# [DATA EXTRACT]
## START

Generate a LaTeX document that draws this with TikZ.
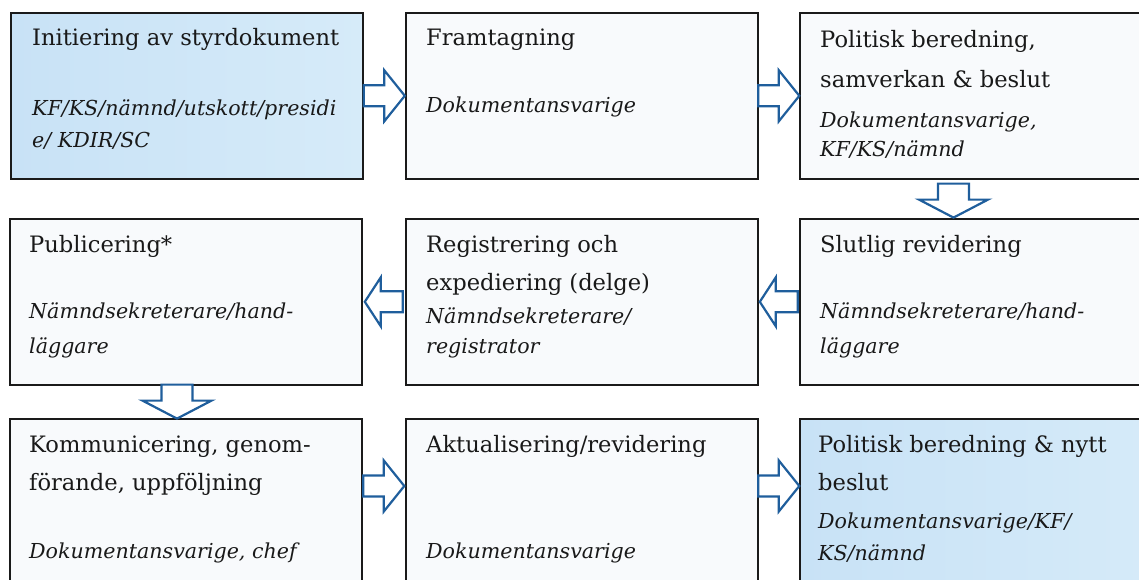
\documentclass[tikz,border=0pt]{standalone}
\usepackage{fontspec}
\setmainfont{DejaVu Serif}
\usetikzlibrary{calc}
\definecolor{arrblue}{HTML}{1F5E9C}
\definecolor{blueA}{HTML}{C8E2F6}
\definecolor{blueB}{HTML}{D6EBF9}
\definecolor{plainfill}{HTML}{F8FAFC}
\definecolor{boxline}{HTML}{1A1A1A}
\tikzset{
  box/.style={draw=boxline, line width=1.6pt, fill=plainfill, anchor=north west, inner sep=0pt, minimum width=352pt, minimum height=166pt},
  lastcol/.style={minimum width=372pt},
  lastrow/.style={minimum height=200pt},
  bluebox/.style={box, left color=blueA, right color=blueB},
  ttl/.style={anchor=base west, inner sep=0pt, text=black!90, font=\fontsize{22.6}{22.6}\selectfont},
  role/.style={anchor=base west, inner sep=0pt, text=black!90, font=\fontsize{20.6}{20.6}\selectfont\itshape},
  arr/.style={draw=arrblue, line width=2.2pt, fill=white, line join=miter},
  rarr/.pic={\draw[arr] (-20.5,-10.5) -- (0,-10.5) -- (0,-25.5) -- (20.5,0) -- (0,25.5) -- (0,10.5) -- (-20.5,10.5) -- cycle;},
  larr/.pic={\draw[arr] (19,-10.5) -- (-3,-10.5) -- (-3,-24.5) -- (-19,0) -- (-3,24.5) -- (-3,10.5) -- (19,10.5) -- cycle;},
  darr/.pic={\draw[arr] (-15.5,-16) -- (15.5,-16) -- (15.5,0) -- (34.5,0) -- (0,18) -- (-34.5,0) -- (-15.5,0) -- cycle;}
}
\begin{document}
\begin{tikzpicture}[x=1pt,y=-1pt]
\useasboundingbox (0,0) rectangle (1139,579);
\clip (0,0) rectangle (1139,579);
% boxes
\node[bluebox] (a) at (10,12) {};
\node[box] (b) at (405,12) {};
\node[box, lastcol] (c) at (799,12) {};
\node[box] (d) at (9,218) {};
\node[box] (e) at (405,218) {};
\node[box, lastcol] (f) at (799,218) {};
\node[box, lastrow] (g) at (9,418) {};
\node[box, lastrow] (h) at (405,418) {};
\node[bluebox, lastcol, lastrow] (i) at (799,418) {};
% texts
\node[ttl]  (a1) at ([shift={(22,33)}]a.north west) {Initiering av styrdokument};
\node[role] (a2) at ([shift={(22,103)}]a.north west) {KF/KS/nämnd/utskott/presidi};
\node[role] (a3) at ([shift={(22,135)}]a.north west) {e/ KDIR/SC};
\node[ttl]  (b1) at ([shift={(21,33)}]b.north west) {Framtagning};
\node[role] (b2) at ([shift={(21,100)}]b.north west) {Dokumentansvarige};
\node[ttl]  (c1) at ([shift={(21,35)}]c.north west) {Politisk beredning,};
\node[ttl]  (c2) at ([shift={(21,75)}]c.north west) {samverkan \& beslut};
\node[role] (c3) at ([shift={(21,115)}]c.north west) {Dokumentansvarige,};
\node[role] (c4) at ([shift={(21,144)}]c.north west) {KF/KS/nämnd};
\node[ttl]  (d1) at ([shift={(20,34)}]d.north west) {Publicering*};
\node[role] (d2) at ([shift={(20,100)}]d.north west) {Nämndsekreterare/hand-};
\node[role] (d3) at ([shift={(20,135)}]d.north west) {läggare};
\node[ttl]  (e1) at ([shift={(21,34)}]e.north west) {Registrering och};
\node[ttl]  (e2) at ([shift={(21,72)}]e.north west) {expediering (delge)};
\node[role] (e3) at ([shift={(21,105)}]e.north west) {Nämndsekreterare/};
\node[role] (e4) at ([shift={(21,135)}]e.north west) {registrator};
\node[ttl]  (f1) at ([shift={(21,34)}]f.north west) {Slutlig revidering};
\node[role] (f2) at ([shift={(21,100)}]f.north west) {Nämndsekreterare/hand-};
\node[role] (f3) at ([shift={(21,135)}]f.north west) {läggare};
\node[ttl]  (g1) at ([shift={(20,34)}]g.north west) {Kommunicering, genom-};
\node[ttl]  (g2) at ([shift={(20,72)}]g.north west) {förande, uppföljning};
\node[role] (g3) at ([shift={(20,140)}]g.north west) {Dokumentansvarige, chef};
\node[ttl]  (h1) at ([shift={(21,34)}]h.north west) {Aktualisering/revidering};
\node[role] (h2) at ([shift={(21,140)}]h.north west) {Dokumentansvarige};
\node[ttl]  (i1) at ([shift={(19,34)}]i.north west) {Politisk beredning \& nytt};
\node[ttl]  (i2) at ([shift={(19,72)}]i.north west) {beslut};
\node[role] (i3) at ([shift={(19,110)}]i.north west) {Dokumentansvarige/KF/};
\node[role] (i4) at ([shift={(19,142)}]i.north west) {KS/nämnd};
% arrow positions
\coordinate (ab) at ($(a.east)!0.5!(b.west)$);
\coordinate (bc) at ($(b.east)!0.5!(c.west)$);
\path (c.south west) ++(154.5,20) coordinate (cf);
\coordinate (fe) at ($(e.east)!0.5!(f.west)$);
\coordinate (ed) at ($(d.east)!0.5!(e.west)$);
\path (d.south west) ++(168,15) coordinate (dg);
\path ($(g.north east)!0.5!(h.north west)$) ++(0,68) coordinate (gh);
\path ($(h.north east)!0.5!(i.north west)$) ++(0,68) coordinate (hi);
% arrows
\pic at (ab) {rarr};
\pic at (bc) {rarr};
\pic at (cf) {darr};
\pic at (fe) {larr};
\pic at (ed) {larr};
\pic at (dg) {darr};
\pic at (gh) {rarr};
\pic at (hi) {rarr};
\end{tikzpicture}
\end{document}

## END

# [WRITTEN TASK]
Repeat the material above verbatim, with no pictures in the output.

# [THE REPLY]
Generate a LaTeX document that draws this with TikZ.
\documentclass[tikz,border=0pt]{standalone}
\usepackage{fontspec}
\setmainfont{DejaVu Serif}
\usetikzlibrary{calc}
\definecolor{arrblue}{HTML}{1F5E9C}
\definecolor{blueA}{HTML}{C8E2F6}
\definecolor{blueB}{HTML}{D6EBF9}
\definecolor{plainfill}{HTML}{F8FAFC}
\definecolor{boxline}{HTML}{1A1A1A}
\tikzset{
  box/.style={draw=boxline, line width=1.6pt, fill=plainfill, anchor=north west, inner sep=0pt, minimum width=352pt, minimum height=166pt},
  lastcol/.style={minimum width=372pt},
  lastrow/.style={minimum height=200pt},
  bluebox/.style={box, left color=blueA, right color=blueB},
  ttl/.style={anchor=base west, inner sep=0pt, text=black!90, font=\fontsize{22.6}{22.6}\selectfont},
  role/.style={anchor=base west, inner sep=0pt, text=black!90, font=\fontsize{20.6}{20.6}\selectfont\itshape},
  arr/.style={draw=arrblue, line width=2.2pt, fill=white, line join=miter},
  rarr/.pic={\draw[arr] (-20.5,-10.5) -- (0,-10.5) -- (0,-25.5) -- (20.5,0) -- (0,25.5) -- (0,10.5) -- (-20.5,10.5) -- cycle;},
  larr/.pic={\draw[arr] (19,-10.5) -- (-3,-10.5) -- (-3,-24.5) -- (-19,0) -- (-3,24.5) -- (-3,10.5) -- (19,10.5) -- cycle;},
  darr/.pic={\draw[arr] (-15.5,-16) -- (15.5,-16) -- (15.5,0) -- (34.5,0) -- (0,18) -- (-34.5,0) -- (-15.5,0) -- cycle;}
}
\begin{document}
\begin{tikzpicture}[x=1pt,y=-1pt]
\useasboundingbox (0,0) rectangle (1139,579);
\clip (0,0) rectangle (1139,579);
% boxes
\node[bluebox] (a) at (10,12) {};
\node[box] (b) at (405,12) {};
\node[box, lastcol] (c) at (799,12) {};
\node[box] (d) at (9,218) {};
\node[box] (e) at (405,218) {};
\node[box, lastcol] (f) at (799,218) {};
\node[box, lastrow] (g) at (9,418) {};
\node[box, lastrow] (h) at (405,418) {};
\node[bluebox, lastcol, lastrow] (i) at (799,418) {};
% texts
\node[ttl]  (a1) at ([shift={(22,33)}]a.north west) {Initiering av styrdokument};
\node[role] (a2) at ([shift={(22,103)}]a.north west) {KF/KS/nämnd/utskott/presidi};
\node[role] (a3) at ([shift={(22,135)}]a.north west) {e/ KDIR/SC};
\node[ttl]  (b1) at ([shift={(21,33)}]b.north west) {Framtagning};
\node[role] (b2) at ([shift={(21,100)}]b.north west) {Dokumentansvarige};
\node[ttl]  (c1) at ([shift={(21,35)}]c.north west) {Politisk beredning,};
\node[ttl]  (c2) at ([shift={(21,75)}]c.north west) {samverkan \& beslut};
\node[role] (c3) at ([shift={(21,115)}]c.north west) {Dokumentansvarige,};
\node[role] (c4) at ([shift={(21,144)}]c.north west) {KF/KS/nämnd};
\node[ttl]  (d1) at ([shift={(20,34)}]d.north west) {Publicering*};
\node[role] (d2) at ([shift={(20,100)}]d.north west) {Nämndsekreterare/hand-};
\node[role] (d3) at ([shift={(20,135)}]d.north west) {läggare};
\node[ttl]  (e1) at ([shift={(21,34)}]e.north west) {Registrering och};
\node[ttl]  (e2) at ([shift={(21,72)}]e.north west) {expediering (delge)};
\node[role] (e3) at ([shift={(21,105)}]e.north west) {Nämndsekreterare/};
\node[role] (e4) at ([shift={(21,135)}]e.north west) {registrator};
\node[ttl]  (f1) at ([shift={(21,34)}]f.north west) {Slutlig revidering};
\node[role] (f2) at ([shift={(21,100)}]f.north west) {Nämndsekreterare/hand-};
\node[role] (f3) at ([shift={(21,135)}]f.north west) {läggare};
\node[ttl]  (g1) at ([shift={(20,34)}]g.north west) {Kommunicering, genom-};
\node[ttl]  (g2) at ([shift={(20,72)}]g.north west) {förande, uppföljning};
\node[role] (g3) at ([shift={(20,140)}]g.north west) {Dokumentansvarige, chef};
\node[ttl]  (h1) at ([shift={(21,34)}]h.north west) {Aktualisering/revidering};
\node[role] (h2) at ([shift={(21,140)}]h.north west) {Dokumentansvarige};
\node[ttl]  (i1) at ([shift={(19,34)}]i.north west) {Politisk beredning \& nytt};
\node[ttl]  (i2) at ([shift={(19,72)}]i.north west) {beslut};
\node[role] (i3) at ([shift={(19,110)}]i.north west) {Dokumentansvarige/KF/};
\node[role] (i4) at ([shift={(19,142)}]i.north west) {KS/nämnd};
% arrow positions
\coordinate (ab) at ($(a.east)!0.5!(b.west)$);
\coordinate (bc) at ($(b.east)!0.5!(c.west)$);
\path (c.south west) ++(154.5,20) coordinate (cf);
\coordinate (fe) at ($(e.east)!0.5!(f.west)$);
\coordinate (ed) at ($(d.east)!0.5!(e.west)$);
\path (d.south west) ++(168,15) coordinate (dg);
\path ($(g.north east)!0.5!(h.north west)$) ++(0,68) coordinate (gh);
\path ($(h.north east)!0.5!(i.north west)$) ++(0,68) coordinate (hi);
% arrows
\pic at (ab) {rarr};
\pic at (bc) {rarr};
\pic at (cf) {darr};
\pic at (fe) {larr};
\pic at (ed) {larr};
\pic at (dg) {darr};
\pic at (gh) {rarr};
\pic at (hi) {rarr};
\end{tikzpicture}
\end{document}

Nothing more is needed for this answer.